The Government Records Office on May 20 denied an appeal by an independent reporter seeking additional documents from the Division of Licensing and Background Checks (DLBC) for records related to Storm Ridge Ranch / SRS Education, upholding DLBC’s decision to assess fees for retrieval of records in decommissioned systems and its offer to provide certain recovered files for a fee.
At the hearing the petitioner, identified as Mr. Delac, said his original GRAMA request asked for records including complaints, investigations, internal emails and reports and sought a fee waiver for public‑interest reporting. Delac said DLBC initially accepted a fee waiver and provided responsive records, but those documents included multiple references (for example, “see attachment” or “see attached report”) to 19 files that DLBC did not produce. Delac asked the records office to order DLBC to provide the 19 referenced records without charge and to require a transparent, task‑level fee breakdown.
DLBC’s representative explained the agency conducted reasonable searches across three legacy databases used during recent transitions and produced all responsive materials that were readily accessible. DLBC said an IT specialist recovered 152 documents from one legacy system (referred to as “Lion”), which DLBC offered to search further for the petitioner’s 16 referenced reports for an estimated fee. DLBC also said it recovered 818 raw attachment files from another legacy system (referred to as “MLO”) that were not attached to case records; DLBC estimated that identifying and classifying those 818 files could take hundreds of staff hours (DLBC estimated roughly 409 hours) and would require additional fees.
Petitioner argued that agency migration and poor records management should not be permitted to create a new barrier to public access and said retroactive charging for documents referenced in records already produced undermined the GRAMA process. “GRAMA’s intent ... is clear to promote easy and reasonable access to unrestricted public records,” Delac said, and he urged the office to order release of the referenced materials under the originally accepted fee waiver.
DLBC said it had performed approximately 13 hours of work to assemble the initial production—about 251 pages of inspection reports, notices of noncompliance, incident descriptions and related materials—and had provided those materials without charge as a public‑interest accommodation. The agency said it had not withheld records as a policy but that many of the legacy attachments were unattached or corrupted after migration, and that a focused search through the recovered 152 Lion documents would identify most of the referenced reports but would require additional staff time. DLBC offered to perform that work for a fee and to let Delac appeal any subsequent classifications or redactions to the agency’s chief administrative officer before further administrative review.
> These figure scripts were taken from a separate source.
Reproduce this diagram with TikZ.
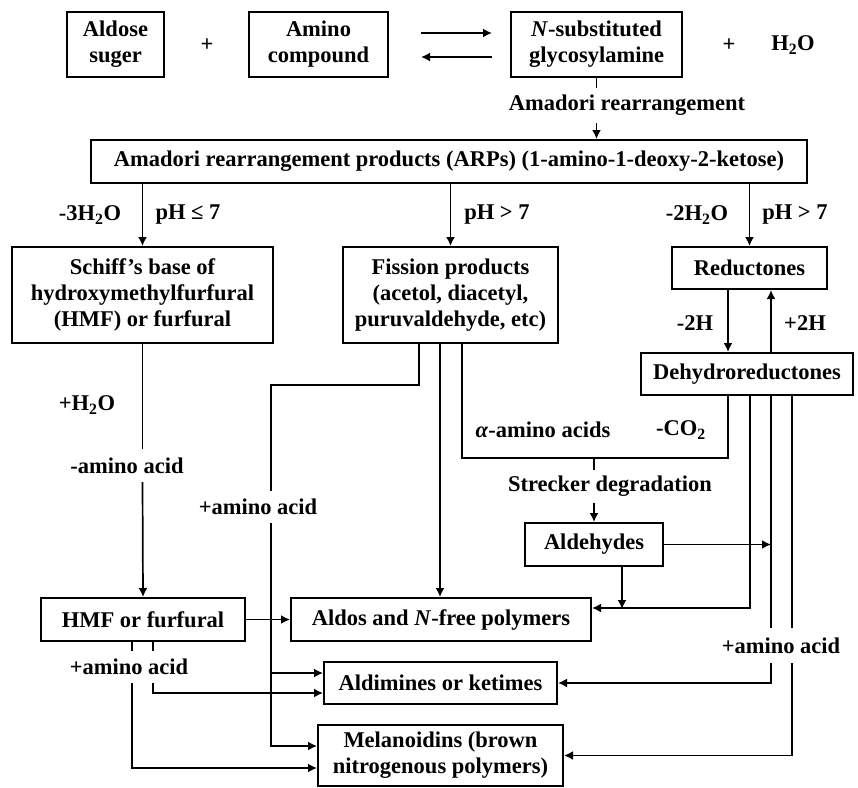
\documentclass[tikz,border=0pt]{standalone}
\usepackage{fontspec}
\setmainfont{Liberation Serif}
\usetikzlibrary{arrows.meta,calc}
\begin{document}
\begin{tikzpicture}[x=1pt,y=-1pt,
  font=\bfseries\fontsize{22.5}{26}\selectfont,
  box/.style={draw,line width=2pt,inner sep=0pt,align=center},
  lab/.style={inner sep=0pt,align=center},
  conn/.style={line width=1.7pt},
  arr/.style={conn,-{Latex[length=9pt,width=9pt]}}]
\useasboundingbox (0,0) rectangle (858,787);
% boxes
\node[box,minimum width=97pt,minimum height=65pt] (aldose) at (115.5,44.5) {Aldose\\suger};
\node[box,minimum width=139pt,minimum height=65pt] (amino) at (318.5,44.5) {Amino\\compound};
\node[box,minimum width=171pt,minimum height=65pt] (nsub) at (596.5,44.5) {\textit{N}-substituted\\glycosylamine};
\node[box,minimum width=716pt,minimum height=43pt] (arp) at (449,161.5) {Amadori rearrangement products (ARPs) (1-amino-1-deoxy-2-ketose)};
\node[box,minimum width=261pt,minimum height=96pt] (schiff) at (142.5,295) {Schiff’s base of\\hydroxymethylfurfural\\(HMF) or furfural};
\node[box,minimum width=215pt,minimum height=96pt] (fission) at (450.5,295) {Fission products\\(acetol, diacetyl,\\puruvaldehyde, etc)};
\node[box,minimum width=155pt,minimum height=42pt] (reduct) at (749.5,268) {Reductones};
\node[box,minimum width=212pt,minimum height=42pt] (dehydro) at (747,374) {Dehydroreductones};
\node[box,minimum width=138pt,minimum height=43pt] (aldeh) at (594,544.5) {Aldehydes};
\node[box,minimum width=204pt,minimum height=43pt] (hmf) at (143,619.5) {HMF or furfural};
\node[box,minimum width=300pt,minimum height=43pt] (aldos) at (441,619.5) {Aldos and \textit{N}-free polymers};
\node[box,minimum width=233pt,minimum height=42pt] (aldim) at (440.5,683) {Aldimines or ketimes};
\node[box,minimum width=245pt,minimum height=61pt] (melan) at (440.5,755.5) {Melanoidins (brown\\nitrogenous polymers)};
% free labels
\node[lab] (plus1) at (207,45) {+};
\node[lab] (plus2) at (729,45) {+};
\node[lab] (water) at (793,45) {H\textsubscript{2}O};
\node[lab,minimum height=35pt] (amlab) at (627,105.5) {Amadori rearrangement};
\node[lab] (l1) at (90,215) {-3H\textsubscript{2}O};
\node[lab] (l2) at (188,215) {pH ≤ 7};
\node[lab] (l3) at (497,215) {pH > 7};
\node[lab] (l4) at (697,215) {-2H\textsubscript{2}O};
\node[lab] (l5) at (795,215) {pH > 7};
\node[lab] (l6) at (695,323) {-2H};
\node[lab] (l7) at (805,323) {+2H};
\node[lab] (hw) at (87,405) {+H\textsubscript{2}O};
\node[lab,minimum height=33pt] (aa1) at (127,465.5) {-amino acid};
\node[lab,minimum height=32pt] (aa2) at (258,507) {+amino acid};
\node[lab] (alab) at (543,430) {\textit{α}-amino acids};
\node[lab] (co2) at (681,430) {-CO\textsubscript{2}};
\node[lab,minimum height=33pt] (stlab) at (610,486.5) {Strecker degradation};
\node[lab,minimum height=35pt] (aa3) at (781,645.5) {+amino acid};
\node[lab,minimum height=32pt] (aa4) at (129,667) {+amino acid};
% coordinates
\coordinate (f1) at ($(fission.south)+(-31.5,0)$);
\coordinate (f2) at ($(fission.south)+(-10.5,0)$);
\coordinate (f3) at ($(fission.south)+(11.5,0)$);
\coordinate (d1) at ($(dehydro.south)+(-19,0)$);
\coordinate (d2) at ($(dehydro.south)+(3,0)$);
\coordinate (d3) at ($(dehydro.south)+(24,0)$);
\coordinate (d4) at ($(dehydro.south)+(45,0)$);
\coordinate (h1) at ($(hmf.south)+(-11,0)$);
\coordinate (h2) at ($(hmf.south)+(10,0)$);
\coordinate (r1) at ($(reduct.south)+(-21.5,0)$);
\coordinate (r2) at ($(reduct.south)+(21.5,0)$);
\coordinate (ubot) at (0,458);
\coordinate (fl) at (271,385);
\coordinate (alw1) at ($(aldim.west)+(0,-10)$);
% top equilibrium
\draw[arr] ($(amino.east)+(32,-11.5)$) -- ($(nsub.west)+(-18,-11.5)$);
\draw[arr] ($(nsub.west)+(-18,12.5)$) -- ($(amino.east)+(32,12.5)$);
% nsub -> arp
\draw[conn] (nsub.south) -- (nsub.south |- amlab.north);
\draw[arr] (nsub.south |- amlab.south) -- (nsub.south |- arp.north);
% arp -> three
\draw[arr] (arp.south -| schiff.north) -- (schiff.north);
\draw[arr] (arp.south -| fission.north) -- (fission.north);
\draw[arr] (arp.south -| reduct.north) -- (reduct.north);
% reductones <-> dehydro
\draw[arr] (r1) -- (r1 |- dehydro.north);
\draw[arr] (r2 |- dehydro.north) -- (r2);
% schiff -> hmf
\draw[conn] (schiff.south) -- (schiff.south |- aa1.north);
\draw[arr] (schiff.south |- aa1.south) -- (hmf.north);
% fission lines
\draw[arr] (f2) -- (f2 |- aldos.north);
\draw[conn] (f1) |- (fl) -- (fl |- aa2.north);
\draw[arr] (fl |- aa2.south) |- ($(melan.west)+(0,-9.5)$);
\draw[arr] (fl |- alw1) -- (alw1);
% strecker
\draw[conn] (f3) |- (d1 |- ubot) -- (d1);
\draw[conn] (aldeh.north |- ubot) -- (aldeh.north |- stlab.north);
\draw[arr] (aldeh.north |- stlab.south) -- (aldeh.north);
% dehydro lines
\draw[arr] (d2) |- ($(aldos.east)+(0,-11.5)$);
\draw[arr] ($(aldeh.south)+(28,0)$) -- ($(aldeh.south)+(28,42)$);
\draw[arr] (aldeh.east) -- (aldeh.east -| d3);
\draw[conn] (d3) -- (d3 |- aa3.north);
\draw[conn] (d4) -- (d4 |- aa3.north);
\draw[arr] (d3 |- aa3.south) |- (aldim.east);
\draw[arr] (d4 |- aa3.south) |- (melan.east);
% hmf
\draw[arr] (hmf.east) -- (aldos.west);
\draw[conn] (h1) -- (h1 |- aa4.north);
\draw[conn] (h2) -- (h2 |- aa4.north);
\draw[arr] (h2 |- aa4.south) |- ($(aldim.west)+(0,10)$);
\draw[arr] (h1 |- aa4.south) |- ($(melan.west)+(0,12.5)$);
\end{tikzpicture}
\end{document}
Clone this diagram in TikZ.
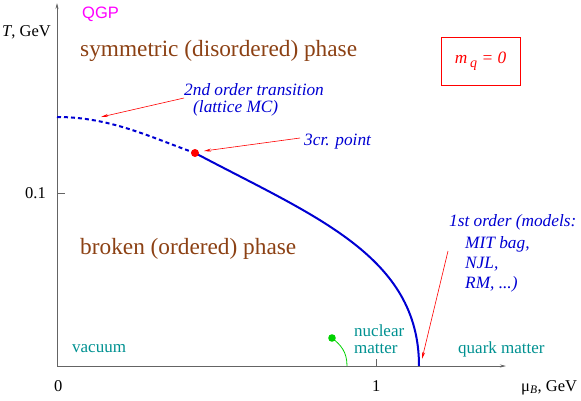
\documentclass[tikz,border=0pt]{standalone}
\usepackage{fontspec}
\setmainfont{Liberation Serif}
\newfontfamily\sansf{Liberation Sans}
\usetikzlibrary{arrows.meta}
\definecolor{axisgray}{RGB}{100,100,100}
\definecolor{phbrown}{RGB}{140,65,20}
\definecolor{tealc}{RGB}{0,145,145}
\definecolor{bluec}{RGB}{0,0,210}
\definecolor{greenc}{RGB}{0,210,0}
\definecolor{magc}{RGB}{255,0,255}
\tikzset{
  lbl/.style={inner sep=0pt, anchor=base west, font=\fontsize{16.5}{19}\selectfont},
  phase/.style={inner sep=0pt, anchor=base west, text=phbrown, font=\fontsize{23.3}{27}\selectfont},
  note/.style={inner sep=0pt, anchor=base west, text=bluec, font=\fontsize{17.3}{20}\selectfont\itshape},
  region/.style={inner sep=0pt, anchor=base west, text=tealc, font=\fontsize{17}{20}\selectfont},
  axis/.style={draw=axisgray, line width=0.7pt},
  redarrow/.style={draw=red, line width=0.6pt, -{Stealth[length=7pt,width=3pt]}},
  curve/.style={draw=bluec, line width=2pt},
}
\begin{document}
\begin{tikzpicture}[x=1pt,y=-1pt]
\useasboundingbox (0,0) rectangle (581,400);
% axes
\coordinate (O) at (57,366);
\coordinate (ytop) at (57,3);
\coordinate (xend) at (506,366);
\draw[axis,-{Stealth[length=6pt,width=3pt]}] (O) -- (ytop);
\draw[axis,-{Stealth[length=6pt,width=3pt]}] (O) -- (xend);
\coordinate (ty) at (57,193);
\coordinate (tyE) at (65,193);
\draw[axis] (ty) -- (tyE);
\coordinate (tx) at (376,366);
\coordinate (txE) at (376,359);
\draw[axis] (tx) -- (txE);
% axis labels
\node[lbl] (Tlab) at (2,36) {\textit{T}, GeV};
\node[lbl] (y01) at (25,198) {0.1};
\node[lbl] (x0) at (54,391) {0};
\node[lbl] (x1) at (372,391) {1};
\node[lbl] (mulab) at (521,391) {μ\textsubscript{\textit{B}}, GeV};
\node[inner sep=0pt, anchor=base west, text=magc, font=\sansf\fontsize{16.5}{19}\selectfont] (qgp) at (82,18) {QGP};
% phases
\node[phase] (sym) at (80,56) {symmetric (disordered) phase};
\node[phase] (brk) at (80,254) {broken (ordered) phase};
% mass box
\node[draw=red, line width=1pt, minimum width=79pt, minimum height=48pt, inner sep=0pt, text=red, font=\fontsize{17.3}{20}\selectfont\itshape] (mq) at (480.5,61) {m\,\raisebox{-0.45ex}{\fontsize{14}{16}\selectfont q} = 0};
% transition line
\coordinate (t0) at (57,117);
\coordinate (cp) at (195,153);
\coordinate (tend) at (419,366);
\draw[curve, dash pattern=on 4pt off 3pt] (t0) .. controls (110,117) and (150,137) .. (cp);
\draw[curve] (cp) .. controls (315,216.6) and (419,256) .. (tend);
\fill[red] (cp) circle (4pt);
% notes
\node[note] (n2) at (184,95) {2nd order transition};
\node[note] (n2b) at (193,112) {(lattice MC)};
\node[note] (n3) at (304,145) {3cr. point};
\node[note] (n1) at (449,226) {1st order (models:};
\node[note] (n1b) at (465,248) {MIT bag,};
\node[note] (n1c) at (465,268) {NJL,};
\node[note] (n1d) at (465,288) {RM, ...)};
% red arrows
\coordinate (a2s) at (184,98);
\coordinate (a2e) at (101,117);
\draw[redarrow] (a2s) -- (a2e);
\coordinate (a3s) at (300,138);
\coordinate (a3e) at (204,151);
\draw[redarrow] (a3s) -- (a3e);
\coordinate (a1s) at (448,251);
\coordinate (a1e) at (422,359);
\draw[redarrow] (a1s) -- (a1e);
% regions
\node[region] (vac) at (72,352) {vacuum};
\node[region, text depth=0pt] (nuc) at (354,336.5) {nuclear};
\node[region, text height=10pt] (nuc2) at (354,353) {matter};
\node[region] (qm) at (458,353) {quark matter};
% nuclear matter point
\coordinate (gdot) at (332,338);
\coordinate (gend) at (347,366);
\draw[greenc, line width=0.8pt] (gdot) .. controls (341,345) and (347,352) .. (gend);
\fill[greenc] (gdot) circle (3.8pt);
\end{tikzpicture}
\end{document}
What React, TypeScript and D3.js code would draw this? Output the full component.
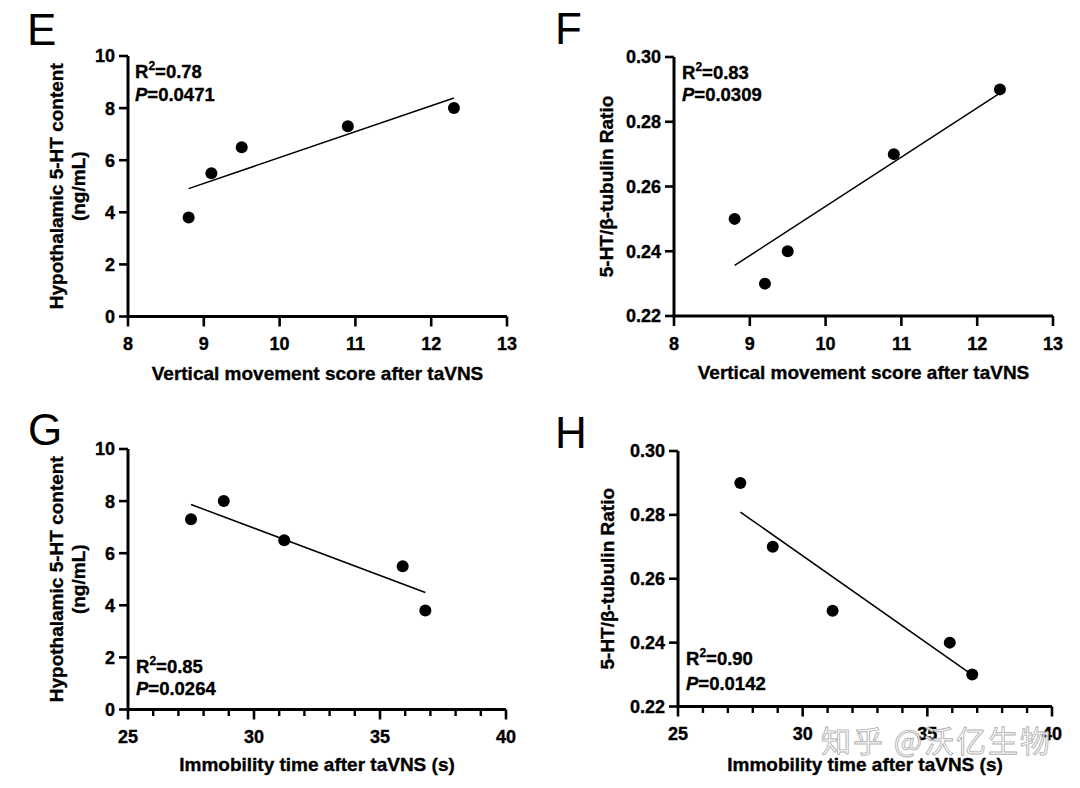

The director reviewed the parties’ filings and the hearing record and concluded the agency had not improperly denied access. The director found that (1) if records no longer exist or are corrupted in migration that does not constitute an unlawful denial, (2) asking DLBC to comb through 818 unattached raw files in the MLO system would unreasonably interfere with agency duties and is not required under GRAMA, and (3) DLBC’s reassessment of a fee waiver for additional, follow‑up retrieval work did not amount to an unreasonable denial of a waiver given the work already performed for free. Accordingly, the director denied the appeal and upheld DLBC’s fee assessment and offers to provide recovered files for a fee. The director said a written decision would follow within seven business days and that parties have 30 calendar days to appeal to district court.